As you can see on the lower left chart, our tangible book value per share has been steadily increasing over the past several years as we continue to focus on creating long-term shareholder value.
(Slide 23)
At this time, I would like to update you on our strong focus on community, diversity and sustainability.
Our commitment to the community continued in 2014 as we provided more than $8.5 million to not-for-profit organizations in our markets. Our dedicated employees raised some $2.2 million for the United Way and Black United Fund, and donated their personal time with more than 73,000 hours spent helping to make a positive difference in the communities we serve. We also are engaged in our communities through service on non-profit boards.
(Slide 24)
Comerica continues to be recognized for its commitment to sustainability.






In 2014, we were listed for a second consecutive year on the CDP Carbon Performance Leadership Index, and were one of the top-ranked U.S. banks in the Newsweek Green Rankings, among other recognition of our sustainability program.
One initiative that showcased our commitment to community and sustainability was our community shred days, where Comerica helped individuals and businesses discard documents safely and sustainably.
(Slide 25)
Our focus on diversity continues to receive important national recognition.

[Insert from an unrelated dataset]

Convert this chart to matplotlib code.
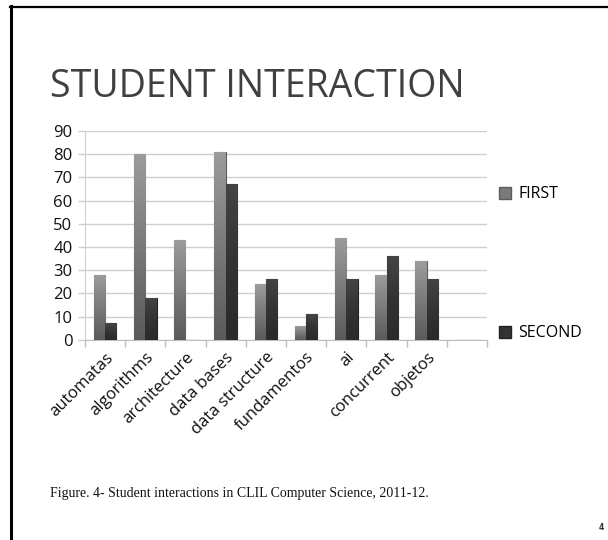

We were once again ranked among the top five in the DiversityInc “Top 10 Regional Companies for Diversity.”
And LATINA Style Magazine recognized our bank, once again, as being among the “50 Best Companies for Latinas to Work for in the U.S.”
Comerica also earned a perfect rating of 100 percent on the Human Rights Campaign 2014 Corporate Equality Index, a national benchmarking survey and report on LGBT workplace equality.
(Slide 26)
In closing, we plan to stay with our relationship banking strategy, which has served us well for over 165 years.
We are in the right markets with the right products and services, and with the right people who remain focused on building long-lasting customer relationships.
(Slide 27)
Thank you. At this time, I would be happy to answer any of your questions.